Канцлер юстиции не может сказать, есть ли состав преступления или нет. Это Конституция мне запрещает. Иначе бы нам ни прокуратуры, ни суда не надо было. Но канцлер может проверять дело, если прокуратура не хочет вообще высказывать свою точку зрения. Прокуратура должна четко сказать: было преступление или нет.

Канцлер юстиции не может проверять действия судов. Если по решению суда кто-то содержится под стражей, то проверять законность решения суда может только вышестоящий орган – окружной или Государственный суд. Такие жалобы к нам поступали: почему мой сын по решению суда взят под стражу. Ничего не могу на них ответить – это не в моей компетенции.

— Оказывается ли на канцлера юстиции какое-то давление в связи с этими событиями?

— Я не поддаюсь давлению ни со стороны эстонской, ни со стороны русской прессы, ни со стороны политических фигур.
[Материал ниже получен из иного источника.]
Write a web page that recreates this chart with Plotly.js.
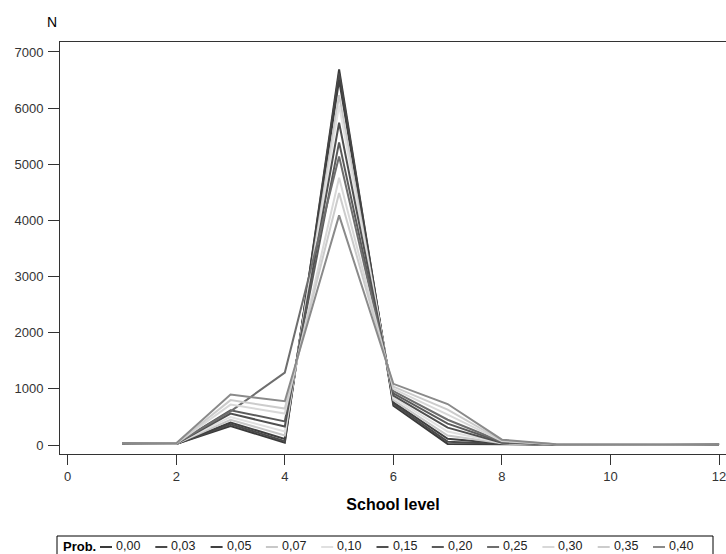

Все шесть лет я работаю независимо. Мне нужны факты, факты и еще раз факты.

Только политики могут говорить сразу: вот там были правонарушения, или наоборот – все было в порядке. Для меня нужны факты. Я не молчу, а говорю – когда мне есть что говорить. Но каждый день давать пресс-конференции не собираюсь.

— Где можно более подробно познакомиться с функциями канцлера юстиции?

— У нас вышла специальная брошюра, где не только объясняются функции канцлера и сфера его ответственности, но и к ней прикреплен конверт с уже напечатанным адресом и формой заявления. Хотя у нас государственный язык эстонский, брошюра выпущена и на русском языке. Форма заявления тоже по-русски. Жалобы на русском мы тоже рассматриваем.

Депутаты Госдумы на встрече этому удивились, потому что думали, что в госучреждениях все только на эстонском языке. А я у них спросил: мой коллега Владимир Лукин, уполномоченный по правам человека в РФ, имеет подобную брошюру на эстонском языке? Они засмеялись и сказали: ему бы иметь такую книжку хотя бы на русском. Шутка, конечно, но в каждой шутке есть доля истины.